STORED DATA -
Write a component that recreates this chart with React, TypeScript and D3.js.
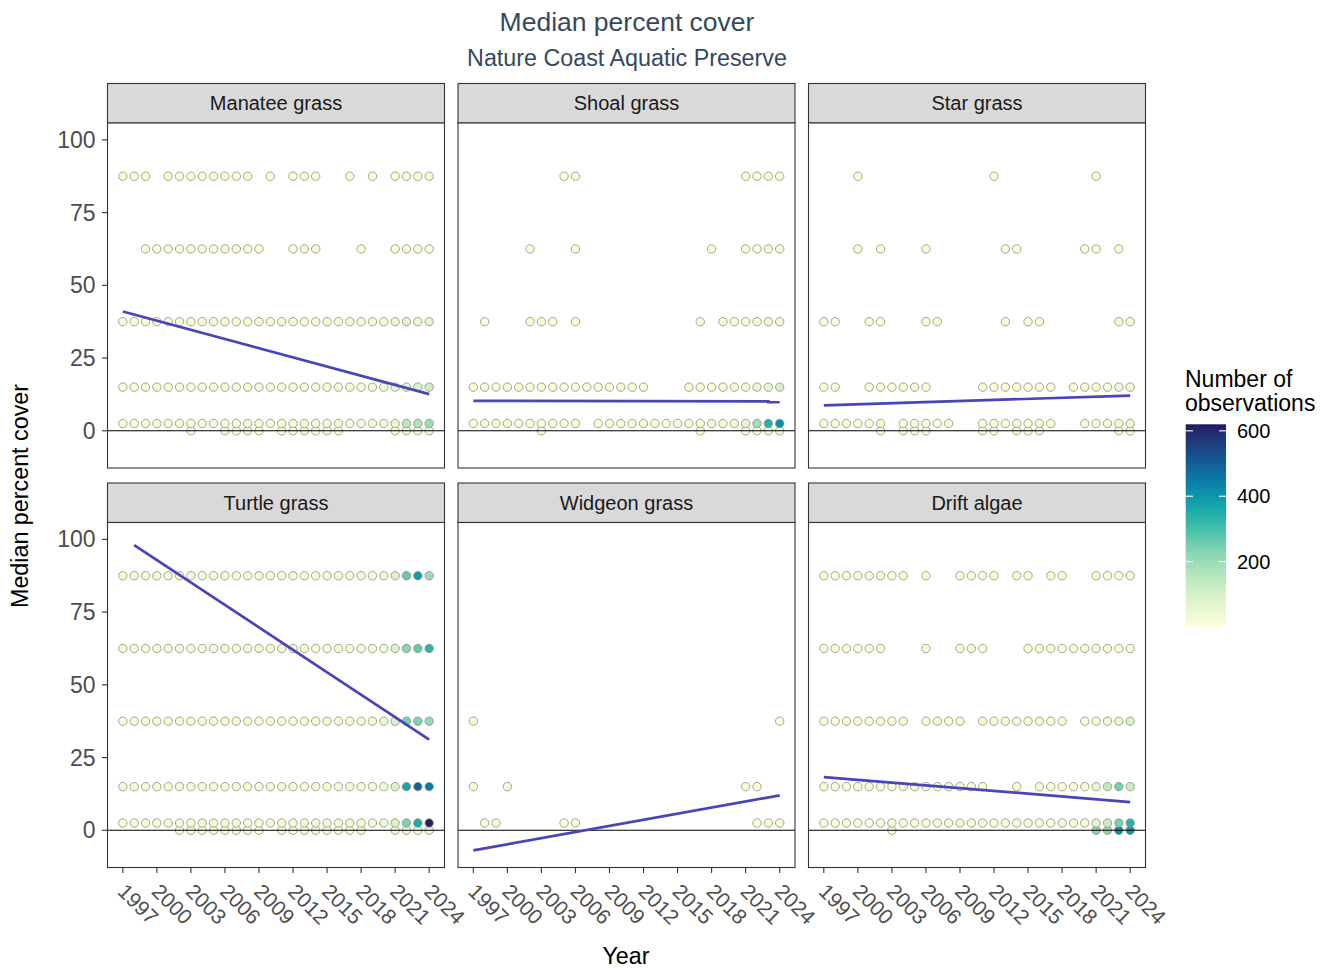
import React from "react";
import * as d3 from "d3";

// ---------------- DATA ----------------
const allYears = [1997, 1998, 1999, 2000, 2001, 2002, 2003, 2004, 2005, 2006, 2007, 2008, 2009, 2010, 2011, 2012, 2013, 2014, 2015, 2016, 2017, 2018, 2019, 2020, 2021, 2022, 2023, 2024];
const xTickYears = [1997, 2000, 2003, 2006, 2009, 2012, 2015, 2018, 2021, 2024];
const yTickValues = [0, 25, 50, 75, 100];
const legendTicks = [200, 400, 600];
const speciesNames = ["Manatee grass", "Shoal grass", "Star grass", "Turtle grass", "Widgeon grass", "Drift algae"];

// [cover, years, counts]
type Level = [number, number[], number[]];

const manateeLevels: Level[] = [
  [0, [2003, 2006, 2007, 2008, 2009, 2011, 2012, 2013, 2014, 2015, 2016, 2021, 2022, 2023, 2024], [3, 4, 4, 5, 4, 5, 6, 5, 6, 7, 6, 15, 25, 30, 30]],
  [2.5, allYears, [10, 12, 12, 12, 14, 12, 14, 15, 14, 15, 15, 16, 15, 16, 18, 18, 18, 18, 20, 20, 20, 22, 25, 30, 60, 150, 170, 200]],
  [15, allYears, [10, 10, 12, 12, 12, 12, 12, 14, 14, 14, 14, 15, 15, 15, 15, 16, 16, 16, 16, 18, 18, 18, 20, 22, 40, 60, 80, 110]],
  [37.5, allYears, [10, 10, 10, 12, 12, 12, 12, 12, 12, 12, 12, 12, 14, 14, 14, 14, 14, 14, 14, 14, 15, 15, 16, 18, 30, 70, 50, 60]],
  [62.5, [1999, 2000, 2001, 2002, 2003, 2004, 2005, 2006, 2007, 2008, 2009, 2012, 2013, 2014, 2018, 2021, 2022, 2023, 2024], [4, 4, 5, 5, 5, 5, 5, 5, 5, 5, 5, 5, 5, 5, 4, 6, 8, 8, 8]],
  [87.5, [1997, 1998, 1999, 2001, 2002, 2003, 2004, 2005, 2006, 2007, 2008, 2010, 2012, 2013, 2014, 2017, 2019, 2021, 2022, 2023, 2024], [4, 4, 4, 4, 4, 4, 4, 4, 4, 4, 4, 3, 4, 4, 4, 3, 3, 6, 8, 8, 8]],
];

const shoalLevels: Level[] = [
  [0, [2003, 2017, 2021, 2022, 2023, 2024], [3, 3, 10, 15, 20, 20]],
  [2.5, [1997, 1998, 1999, 2000, 2001, 2002, 2003, 2004, 2005, 2006, 2008, 2009, 2010, 2011, 2012, 2013, 2014, 2015, 2016, 2017, 2018, 2019, 2020, 2021, 2022, 2023, 2024], [8, 8, 8, 8, 8, 8, 8, 8, 8, 8, 8, 8, 8, 8, 8, 8, 10, 10, 12, 12, 14, 16, 30, 60, 190, 340, 410]],
  [15, [1997, 1998, 1999, 2000, 2001, 2002, 2003, 2004, 2005, 2006, 2007, 2008, 2009, 2010, 2011, 2012, 2016, 2017, 2018, 2019, 2020, 2021, 2022, 2023, 2024], [6, 6, 6, 6, 6, 6, 6, 6, 6, 6, 6, 6, 6, 6, 6, 6, 8, 8, 10, 12, 14, 25, 50, 60, 100]],
  [37.5, [1998, 2002, 2003, 2004, 2006, 2017, 2019, 2020, 2021, 2022, 2023, 2024], [3, 3, 3, 3, 3, 4, 5, 6, 10, 15, 40, 20]],
  [62.5, [2002, 2006, 2018, 2021, 2022, 2023, 2024], [2, 2, 3, 5, 6, 8, 8]],
  [87.5, [2005, 2006, 2021, 2022, 2023, 2024], [2, 2, 4, 5, 6, 6]],
];

const starLevels: Level[] = [
  [0, [2002, 2004, 2005, 2006, 2011, 2012, 2014, 2015, 2016, 2023, 2024], [3, 3, 3, 3, 3, 3, 3, 3, 3, 8, 8]],
  [2.5, [1997, 1998, 1999, 2000, 2001, 2002, 2004, 2005, 2006, 2007, 2008, 2011, 2012, 2013, 2014, 2015, 2016, 2017, 2020, 2021, 2022, 2023, 2024], [5, 5, 5, 5, 5, 5, 5, 5, 5, 5, 5, 5, 5, 5, 5, 5, 5, 5, 6, 8, 12, 40, 40]],
  [15, [1997, 1998, 2001, 2002, 2003, 2004, 2005, 2006, 2011, 2012, 2013, 2014, 2015, 2016, 2017, 2019, 2020, 2021, 2022, 2023, 2024], [4, 4, 4, 4, 4, 4, 4, 4, 4, 4, 4, 4, 4, 4, 4, 5, 6, 8, 10, 40, 15]],
  [37.5, [1997, 1998, 2001, 2002, 2006, 2007, 2013, 2015, 2016, 2023, 2024], [3, 3, 3, 3, 3, 3, 3, 3, 3, 30, 12]],
  [62.5, [2000, 2002, 2006, 2013, 2014, 2020, 2021, 2023], [2, 2, 2, 2, 2, 3, 3, 4]],
  [87.5, [2000, 2012, 2021], [2, 2, 3]],
];

const turtleLevels: Level[] = [
  [0, [2002, 2003, 2004, 2005, 2006, 2007, 2008, 2009, 2011, 2012, 2013, 2014, 2015, 2016, 2017, 2018, 2021, 2022, 2023, 2024], [5, 5, 5, 5, 5, 5, 5, 5, 5, 5, 5, 5, 5, 5, 5, 5, 20, 30, 30, 30]],
  [2.5, allYears, [15, 15, 15, 15, 15, 18, 18, 18, 18, 22, 22, 20, 20, 20, 20, 20, 20, 20, 20, 20, 20, 22, 22, 30, 90, 240, 360, 615]],
  [15, allYears, [15, 15, 15, 15, 15, 15, 15, 15, 15, 15, 15, 15, 15, 15, 15, 15, 15, 15, 15, 15, 15, 18, 20, 30, 90, 370, 490, 450]],
  [37.5, allYears, [15, 15, 15, 15, 15, 25, 15, 15, 15, 15, 15, 15, 15, 15, 15, 15, 15, 15, 15, 15, 15, 18, 20, 30, 90, 250, 240, 210]],
  [62.5, allYears, [15, 15, 15, 15, 15, 15, 15, 15, 15, 25, 15, 15, 15, 15, 15, 15, 15, 15, 15, 15, 15, 18, 20, 30, 90, 230, 270, 340]],
  [87.5, allYears, [15, 15, 15, 15, 15, 15, 15, 15, 15, 15, 15, 15, 15, 15, 15, 15, 15, 15, 15, 15, 15, 18, 20, 30, 90, 270, 390, 200]],
];

const widgeonLevels: Level[] = [
  [2.5, [1998, 1999, 2005, 2006, 2022, 2023, 2024], [2, 2, 2, 2, 3, 3, 3]],
  [15, [1997, 2000, 2021, 2022], [2, 2, 2, 2]],
  [37.5, [1997, 2024], [1, 1]],
];

const driftLevels: Level[] = [
  [0, [2003, 2021, 2022, 2023, 2024], [5, 230, 225, 420, 400]],
  [2.5, allYears, [10, 10, 10, 10, 10, 10, 12, 12, 12, 12, 12, 12, 12, 12, 12, 12, 12, 12, 14, 14, 14, 16, 18, 25, 70, 130, 250, 340]],
  [15, [1997, 1998, 1999, 2000, 2001, 2002, 2003, 2004, 2005, 2006, 2007, 2008, 2009, 2010, 2011, 2014, 2016, 2017, 2018, 2019, 2020, 2021, 2022, 2023, 2024], [8, 8, 8, 8, 8, 8, 8, 8, 8, 8, 8, 8, 8, 8, 8, 8, 8, 8, 10, 12, 14, 50, 140, 250, 130]],
  [37.5, [1997, 1998, 1999, 2000, 2001, 2002, 2003, 2004, 2006, 2007, 2008, 2009, 2011, 2012, 2013, 2014, 2015, 2016, 2017, 2018, 2020, 2021, 2022, 2023, 2024], [6, 6, 6, 6, 6, 6, 6, 6, 6, 6, 6, 6, 6, 6, 6, 6, 6, 6, 6, 6, 10, 15, 30, 60, 90]],
  [62.5, [1997, 1998, 1999, 2000, 2001, 2002, 2006, 2009, 2010, 2011, 2015, 2016, 2017, 2018, 2019, 2020, 2021, 2022, 2023, 2024], [4, 4, 4, 4, 4, 4, 4, 4, 4, 4, 4, 4, 4, 4, 4, 5, 6, 8, 10, 10]],
  [87.5, [1997, 1998, 1999, 2000, 2001, 2002, 2003, 2004, 2006, 2009, 2010, 2011, 2012, 2014, 2015, 2017, 2018, 2021, 2022, 2023, 2024], [4, 4, 4, 4, 4, 4, 4, 4, 4, 4, 4, 4, 4, 4, 4, 4, 4, 6, 8, 8, 8]],
];

// trend lines: [year, value]
const manateeTrend = [[1997, 41.0], [2024, 12.6]];
const shoalTrend = [[1997, 10.3], [2023, 10.1], [2023, 9.8], [2024, 9.8]];
const starTrend = [[1997, 8.7], [2024, 12.1]];
const turtleTrend = [[1998, 98.0], [2024, 31.2]];
const widgeonTrend = [[1997, -6.9], [2024, 12.0]];
const driftTrend = [[1997, 18.3], [2024, 9.7]];

const allLevels = [manateeLevels, shoalLevels, starLevels, turtleLevels, widgeonLevels, driftLevels];
const allTrends = [manateeTrend, shoalTrend, starTrend, turtleTrend, widgeonTrend, driftTrend];

// colour stops for count scale
const colorStopValues = [0, 60, 120, 180, 240, 300, 360, 420, 480, 540, 600, 620];
const colorStopColors = ["#fbfedb", "#e6f6d2", "#cdedc4", "#a9e0ba", "#7ed2b2", "#45c0aa", "#17aaab", "#0a8baa", "#0e6a9e", "#1a4886", "#242b6c", "#26185f"];

// ---------------- LAYOUT ----------------
const FONT = "'Liberation Sans', Arial, sans-serif";
const panelLefts = [107.5, 458, 808.5];
const panelW = 337;
const stripTops = [83.5, 483];
const stripH = 39.5;
const panelH = 345;
const TITLE_COLOR = "#34495e";

export default function App() {
  const x = d3.scaleLinear().domain([1995.65, 2025.35]).range([0, panelW]);
  const y = d3.scaleLinear().domain([-12.8, 105.8]).range([panelH, 0]);
  const color = d3.scaleLinear<string>().domain(colorStopValues).range(colorStopColors).interpolate(d3.interpolateRgb).clamp(true);
  const line = d3.line<number[]>().x((d) => x(d[0])).y((d) => y(d[1]));

  const legY = d3.scaleLinear().domain([1, 620]).range([626.7, 424.3]);
  const gradStops = d3.range(0, 1.0001, 0.05).map((t) => ({ t, c: color(1 + t * 619) }));

  const panels = speciesNames.map((name, i) => {
    const col = i % 3;
    const row = Math.floor(i / 3);
    const left = panelLefts[col];
    const sTop = stripTops[row];
    const pTop = sTop + stripH;
    return (
      <g key={name}>
        <rect x={left} y={sTop} width={panelW} height={stripH} fill="#d9d9d9" stroke="#333" strokeWidth={1.1} />
        <text x={left + panelW / 2} y={sTop + stripH / 2} textAnchor="middle" dominantBaseline="central" fontSize={20} fill="#1a1a1a">{name}</text>
        <g transform={`translate(${left},${pTop})`}>
          <rect x={0} y={0} width={panelW} height={panelH} fill="#fff" />
          {allLevels[i].map(([cover, years, counts]) => (
            <g key={cover}>
              {years.map((yr, k) => (
                <circle key={yr} cx={x(yr)} cy={y(cover)} r={4.2} fill={color(counts[k])} stroke="#93937c" strokeWidth={0.85} />
              ))}
            </g>
          ))}
          <line x1={0} x2={panelW} y1={y(0)} y2={y(0)} stroke="#000" strokeWidth={1.1} />
          <path d={line(allTrends[i] as number[][]) || ""} fill="none" stroke="#4845b9" strokeWidth={2.7} />
          <rect x={0} y={0} width={panelW} height={panelH} fill="none" stroke="#333" strokeWidth={1.1} />
          {col === 0 && yTickValues.map((v) => (
            <g key={v}>
              <line x1={-5.5} x2={0} y1={y(v)} y2={y(v)} stroke="#333" strokeWidth={1.1} />
              <text x={-12} y={y(v)} textAnchor="end" dominantBaseline="central" fontSize={23} fill="#4d4d4d">{v}</text>
            </g>
          ))}
          {row === 1 && xTickYears.map((yr) => (
            <g key={yr}>
              <line x1={x(yr)} x2={x(yr)} y1={panelH} y2={panelH + 5.5} stroke="#333" strokeWidth={1.1} />
              <text transform={`translate(${x(yr) - 1},${panelH + 20}) rotate(45)`} textAnchor="start" dominantBaseline="central" fontSize={21} fill="#4d4d4d">{yr}</text>
            </g>
          ))}
        </g>
      </g>
    );
  });

  return (
    <svg width={1330} height={973} style={{ position: "absolute", left: 0, top: 0 }} fontFamily={FONT}>
      <rect width={1330} height={973} fill="#fff" />
      <defs>
        <linearGradient id="cbar" x1="0" y1="1" x2="0" y2="0">
          {gradStops.map((s) => (
            <stop key={s.t} offset={`${s.t * 100}%`} stopColor={s.c} />
          ))}
        </linearGradient>
      </defs>
      <text x={627} y={31} textAnchor="middle" fontSize={26.5} fill={TITLE_COLOR}>Median percent cover</text>
      <text x={627} y={66} textAnchor="middle" fontSize={23.3} fill={TITLE_COLOR}>Nature Coast Aquatic Preserve</text>
      {panels}
      <text transform={`translate(28,496) rotate(-90)`} textAnchor="middle" fontSize={23.3} fill="#000">Median percent cover</text>
      <text x={626} y={964} textAnchor="middle" fontSize={23.3} fill="#000">Year</text>
      <g>
        <text x={1185} y={387} fontSize={23} fill="#000">Number of</text>
        <text x={1185} y={411} fontSize={23} fill="#000">observations</text>
        <rect x={1185.7} y={legY(620)} width={40.3} height={legY(1) - legY(620)} fill="url(#cbar)" />
        {legendTicks.map((v) => (
          <g key={v}>
            <line x1={1185.7} x2={1193} y1={legY(v)} y2={legY(v)} stroke="#fff" strokeWidth={1.1} />
            <line x1={1219} x2={1226} y1={legY(v)} y2={legY(v)} stroke="#fff" strokeWidth={1.1} />
            <text x={1237} y={legY(v)} dominantBaseline="central" fontSize={20} fill="#000">{v}</text>
          </g>
        ))}
      </g>
    </svg>
  );
}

WHAT IS ASKED - Skip every picture and return the lines above from the top through the one that contains "type Level = [number, number[], number[]];".

OUTPUT -
Write a component that recreates this chart with React, TypeScript and D3.js.
import React from "react";
import * as d3 from "d3";

// ---------------- DATA ----------------
const allYears = [1997, 1998, 1999, 2000, 2001, 2002, 2003, 2004, 2005, 2006, 2007, 2008, 2009, 2010, 2011, 2012, 2013, 2014, 2015, 2016, 2017, 2018, 2019, 2020, 2021, 2022, 2023, 2024];
const xTickYears = [1997, 2000, 2003, 2006, 2009, 2012, 2015, 2018, 2021, 2024];
const yTickValues = [0, 25, 50, 75, 100];
const legendTicks = [200, 400, 600];
const speciesNames = ["Manatee grass", "Shoal grass", "Star grass", "Turtle grass", "Widgeon grass", "Drift algae"];

// [cover, years, counts]
type Level = [number, number[], number[]];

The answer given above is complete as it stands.